> **DATA FOR THIS EXERCISE**:
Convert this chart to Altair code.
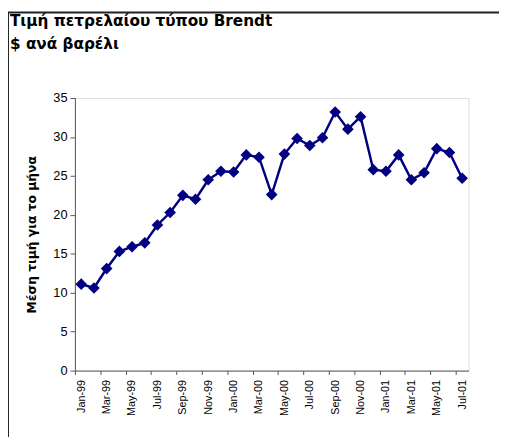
import altair as alt
import pandas as pd

title_lines = ["Τιμή πετρελαίου τύπου Brendt", "$ ανά βαρέλι"]
months = ["Jan-99", "Feb-99", "Mar-99", "Apr-99", "May-99", "Jun-99", "Jul-99", "Aug-99",
          "Sep-99", "Oct-99", "Nov-99", "Dec-99", "Jan-00", "Feb-00", "Mar-00", "Apr-00",
          "May-00", "Jun-00", "Jul-00", "Aug-00", "Sep-00", "Oct-00", "Nov-00", "Dec-00",
          "Jan-01", "Feb-01", "Mar-01", "Apr-01", "May-01", "Jun-01", "Jul-01"]
prices = [11.1, 10.6, 13.1, 15.3, 15.9, 16.4, 18.7, 20.3,
          22.5, 22.0, 24.5, 25.6, 25.5, 27.7, 27.4, 22.6,
          27.8, 29.8, 28.9, 29.9, 33.2, 31.0, 32.6, 25.8,
          25.6, 27.7, 24.5, 25.4, 28.5, 28.0, 24.7]
label_months = months[::2]
y_ticks = [0, 5, 10, 15, 20, 25, 30, 35]

df = pd.DataFrame({"month": months, "price": prices})

W, H = 400, 277
step = W / len(months)
FONT = "Liberation Sans"
TFONT = "DejaVu Sans"
NAVY = "#000080"

x_enc = alt.X("month:O", sort=months, title=None,
              scale=alt.Scale(type="point", padding=0.5),
              axis=alt.Axis(values=label_months, labelAngle=270, labelAlign="right",
                            labelBaseline="middle", labelFontSize=11, labelFont=FONT,
                            labelColor="black", tickSize=4, tickColor="#555",
                            domainColor="#555", tickOffset=-step / 2, labelOffset=step / 2,
                            labelPadding=5, grid=False))
y_enc = alt.Y("price:Q", title="Μέση τιμή για το μήνα",
              scale=alt.Scale(domain=[0, 35], nice=False),
              axis=alt.Axis(values=y_ticks, grid=False, labelFontSize=13, labelFont=FONT,
                            labelColor="black", tickSize=5, tickColor="#555",
                            domainColor="#555", labelPadding=3,
                            titleFont=TFONT, titleFontSize=12.5, titleFontWeight="bold",
                            titleColor="black", titlePadding=15))

base = alt.Chart(df)
line = base.mark_line(color=NAVY, strokeWidth=2.5).encode(x=x_enc, y=y_enc)
pts = base.mark_point(shape="diamond", filled=True, size=140, color=NAVY, opacity=1).encode(
    x=x_enc, y=y_enc)

one = alt.Data(values=[{}])
title1 = alt.Chart(one).mark_text(text=title_lines[0], align="left", baseline="alphabetic",
                                  font=TFONT, fontSize=15.5, fontWeight="bold", color="black").encode(
    x=alt.value(-66), y=alt.value(-73))
title2 = alt.Chart(one).mark_text(text=title_lines[1], align="left", baseline="alphabetic",
                                  font=TFONT, fontSize=15.5, fontWeight="bold", color="black").encode(
    x=alt.value(-66), y=alt.value(-50))
top_rule = alt.Chart(one).mark_rule(color="#222", strokeWidth=2).encode(
    x=alt.value(-68), x2=alt.value(440), y=alt.value(-87))
left_rule = alt.Chart(one).mark_rule(color="#222", strokeWidth=2).encode(
    x=alt.value(-68), y=alt.value(-87), y2=alt.value(400))

chart = alt.layer(line, pts, title1, title2, top_rule, left_rule).properties(
    width=W, height=H,
    autosize=alt.AutoSizeParams(type="none"),
    padding={"left": 68, "top": 88, "right": 31, "bottom": 64},
).configure_view(strokeWidth=0).configure(background="white")

chart.save("out.html", embed_options={"renderer": "svg", "actions": False})
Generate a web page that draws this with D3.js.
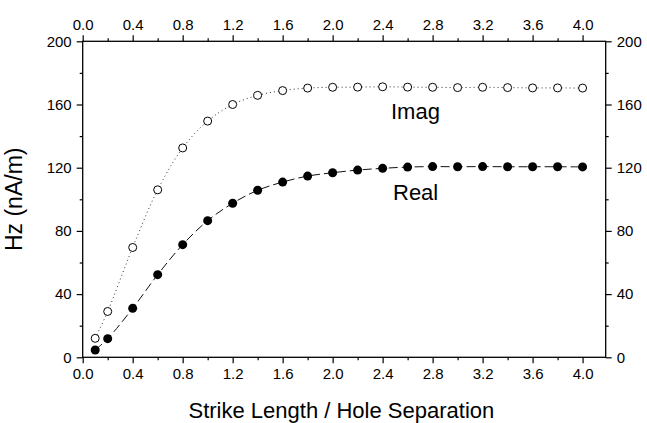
<!DOCTYPE html>
<html>
<head>
<meta charset="utf-8">
<script src="https://cdn.jsdelivr.net/npm/d3@7"></script>
<style>
  body { margin: 0; background: #fff; }
  text { font-family: "Liberation Sans", Arial, sans-serif; fill: #000; }
</style>
</head>
<body>
<script>
// Data
const xs = [0.1, 0.2, 0.4, 0.6, 0.8, 1.0, 1.2, 1.4, 1.6, 1.8, 2.0, 2.2, 2.4, 2.6, 2.8, 3.0, 3.2, 3.4, 3.6, 3.8, 4.0];
const imagVals = [12, 29, 69.5, 106, 132.5, 149.5, 160, 165.8, 168.8, 170.4, 170.9, 171, 171.2, 171, 170.9, 170.7, 170.9, 170.7, 170.5, 170.5, 170.4];
const realVals = [4.6, 11.8, 31, 52.3, 71.3, 86.5, 97.5, 105.7, 110.9, 114.7, 116.8, 118.5, 119.6, 120.4, 120.7, 120.6, 120.7, 120.6, 120.6, 120.6, 120.5];
const xTicks = [0, 0.4, 0.8, 1.2, 1.6, 2.0, 2.4, 2.8, 3.2, 3.6, 4.0];
const xMinor = d3.range(0.2, 4.2, 0.4);
const yTicks = [0, 40, 80, 120, 160, 200];
const yMinor = [20, 60, 100, 140, 180];

const width = 647, height = 423;
const margin = { top: 41.3, right: 41.3, bottom: 65.7, left: 82.7 };
const innerW = width - margin.left - margin.right;
const innerH = height - margin.top - margin.bottom;

const svg = d3.select('body').append('svg')
  .attr('width', width).attr('height', height);
const g = svg.append('g')
  .attr('transform', `translate(${margin.left},${margin.top})`);

const x = d3.scaleLinear().domain([0, 4.185]).range([0, innerW]);
const y = d3.scaleLinear().domain([0, 200]).range([innerH, 0]);

const fmtX = d3.format('.1f');

function styleAxis(sel) {
  sel.select('.domain').remove();
  sel.selectAll('line').attr('stroke', '#000').attr('stroke-width', 1.2);
  sel.selectAll('text').style('font-size', '15px').style('font-family', '"Liberation Sans", Arial, sans-serif');
}

// major axes
g.append('g').attr('transform', `translate(0,${innerH})`)
  .call(d3.axisBottom(x).tickValues(xTicks).tickFormat(fmtX).tickSize(6).tickPadding(5))
  .call(styleAxis);
g.append('g')
  .call(d3.axisTop(x).tickValues(xTicks).tickFormat(fmtX).tickSize(6).tickPadding(5))
  .call(styleAxis);
g.append('g')
  .call(d3.axisLeft(y).tickValues(yTicks).tickSize(6).tickPadding(5))
  .call(styleAxis);
g.append('g').attr('transform', `translate(${innerW},0)`)
  .call(d3.axisRight(y).tickValues(yTicks).tickSize(6).tickPadding(5))
  .call(styleAxis);

// minor ticks
g.append('g').attr('transform', `translate(0,${innerH})`)
  .call(d3.axisBottom(x).tickValues(xMinor).tickFormat('').tickSize(3)).call(styleAxis);
g.append('g')
  .call(d3.axisTop(x).tickValues(xMinor).tickFormat('').tickSize(3)).call(styleAxis);
g.append('g')
  .call(d3.axisLeft(y).tickValues(yMinor).tickFormat('').tickSize(3)).call(styleAxis);
g.append('g').attr('transform', `translate(${innerW},0)`)
  .call(d3.axisRight(y).tickValues(yMinor).tickFormat('').tickSize(3)).call(styleAxis);

// frame
g.append('rect')
  .attr('width', innerW).attr('height', innerH)
  .attr('fill', 'none').attr('stroke', '#000').attr('stroke-width', 1.3);

const imag = xs.map((d, i) => [d, imagVals[i]]);
const real = xs.map((d, i) => [d, realVals[i]]);

const line = d3.line()
  .x(d => x(d[0])).y(d => y(d[1]))
  .curve(d3.curveCatmullRom);

g.append('path').datum(imag)
  .attr('d', line).attr('fill', 'none')
  .attr('stroke', '#333').attr('stroke-width', 1)
  .attr('stroke-dasharray', '1,3');

g.append('path').datum(real)
  .attr('d', line).attr('fill', 'none')
  .attr('stroke', '#111').attr('stroke-width', 1)
  .attr('stroke-dasharray', '9,4');

g.selectAll('.imag').data(imag).enter().append('circle')
  .attr('class', 'imag')
  .attr('cx', d => x(d[0])).attr('cy', d => y(d[1])).attr('r', 4)
  .attr('fill', '#fff').attr('stroke', '#000').attr('stroke-width', 1);

g.selectAll('.real').data(real).enter().append('circle')
  .attr('class', 'real')
  .attr('cx', d => x(d[0])).attr('cy', d => y(d[1])).attr('r', 4.5)
  .attr('fill', '#000');

// series labels
svg.append('text').attr('x', 391).attr('y', 119)
  .style('font-size', '22px').text('Imag');
svg.append('text').attr('x', 393).attr('y', 200)
  .style('font-size', '22px').text('Real');

// axis titles
svg.append('text')
  .attr('x', margin.left + x(2.07)).attr('y', 418)
  .attr('text-anchor', 'middle')
  .style('font-size', '22px')
  .text('Strike Length / Hole Separation');

svg.append('text')
  .attr('transform', `translate(22,${margin.top + innerH / 2}) rotate(-90)`)
  .attr('text-anchor', 'middle')
  .style('font-size', '23px')
  .text('Hz (nA/m)');
</script>
</body>
</html>
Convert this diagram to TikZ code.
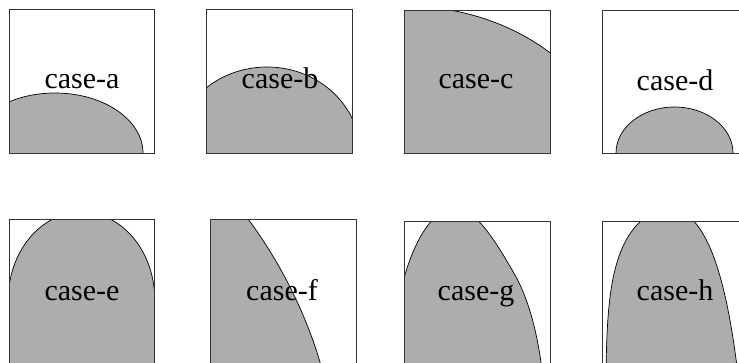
\documentclass[tikz,border=0pt]{standalone}
\usepackage{fontspec}
\setmainfont{Liberation Serif}
\usepackage{xcolor}
\usepackage{tikz}
\tikzset{frame/.style={draw=black!80,line width=0.8pt},
         blob/.style={fill=black!32,draw=black,line width=0.7pt},
         lbl/.style={font=\fontsize{30}{30}\selectfont,inner sep=0pt,anchor=base}}

\begin{document}
\begin{tikzpicture}[x=1pt,y=-1pt]
\useasboundingbox (0,0) rectangle (739,362);
\clip (0,0) rectangle (739,362);
% case-a
\begin{scope}
  \clip (9,9) rectangle (154,153);
  \draw[blob] (55,153) ellipse [x radius=88pt,y radius=60pt];
\end{scope}
\draw[frame] (9,9) rectangle (154,153);
\node[lbl] (lblA) at (82,88) {case-a};
% case-b
\begin{scope}
  \clip (206,9) rectangle (352,153);
  \draw[blob] (267,153) ellipse [x radius=93pt,y radius=86pt];
\end{scope}
\draw[frame] (206,9) rectangle (352,153);
\node[lbl] (lblB) at (280,88) {case-b};
% case-c
\begin{scope}
  \clip (404,10) rectangle (550,153);
  \draw[blob] (404,180) ellipse [x radius=214pt,y radius=174pt];
\end{scope}
\draw[frame] (404,10) rectangle (550,153);
\node[lbl] (lblC) at (476,88) {case-c};
% case-d (right side runs off the page)
\begin{scope}
  \clip (602,10) rectangle (748,153);
  \draw[blob] (674.5,153) ellipse [x radius=58.5pt,y radius=46pt];
\end{scope}
\draw[frame] (602,10) rectangle (748,153);
\node[lbl] (lblD) at (675,90) {case-d};
% case-e
\begin{scope}
  \clip (9,219) rectangle (154,375);
  \fill[black!32] (8.2,375) -- (8.2,300)
     arc[start angle=180,end angle=0,x radius=73.3pt,y radius=87.9pt]
     -- (154.8,375) -- cycle;
  \draw[black,line width=0.7pt] (8.2,300)
     arc[start angle=180,end angle=0,x radius=73.3pt,y radius=87.9pt];
\end{scope}
\draw[frame] (9,219) rectangle (154,375);
\node[lbl] (lblE) at (82,300) {case-e};
% case-f
\begin{scope}
  \clip (210,219) rectangle (356,375);
  \draw[blob] (200,210) -- (244,210) -- (248,219)
     .. controls (275,255) and (303,305) .. (320,362)
     -- (323,380) -- (200,380) -- cycle;
\end{scope}
\draw[frame] (210,219) rectangle (356,375);
\node[lbl] (lblF) at (282,300) {case-f};
% case-g
\begin{scope}
  \clip (404,221) rectangle (550,375);
  \draw[blob] (400,295) .. controls (412,238) and (435,208) .. (455,208)
     .. controls (475,208) and (495,240) .. (515,275)
     .. controls (530,302) and (537,335) .. (541,362)
     -- (544,380) -- (395,380) -- (395,295) -- cycle;
\end{scope}
\draw[frame] (404,221) rectangle (550,375);
\node[lbl] (lblG) at (476,300) {case-g};
% case-h
\begin{scope}
  \clip (602,221) rectangle (748,375);
  \draw[blob] (606,375) .. controls (607,290) and (612,225) .. (665,207)
     .. controls (703,207) and (725,265) .. (738,375) -- cycle;
\end{scope}
\draw[frame] (602,221) rectangle (748,375);
\node[lbl] (lblH) at (675,300) {case-h};
\end{tikzpicture}
\end{document}
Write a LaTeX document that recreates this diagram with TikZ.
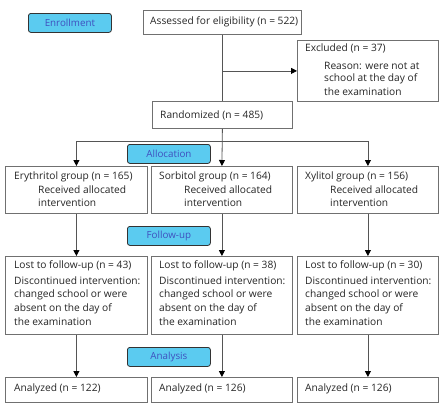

> **WHAT YOU SHOULD DO**: From the material above, gather all lines that include the string "diagram" and copy them.

> **COMPLETED EXERCISE**:
Convert this diagram to TikZ code.
Write a LaTeX document that recreates this diagram with TikZ.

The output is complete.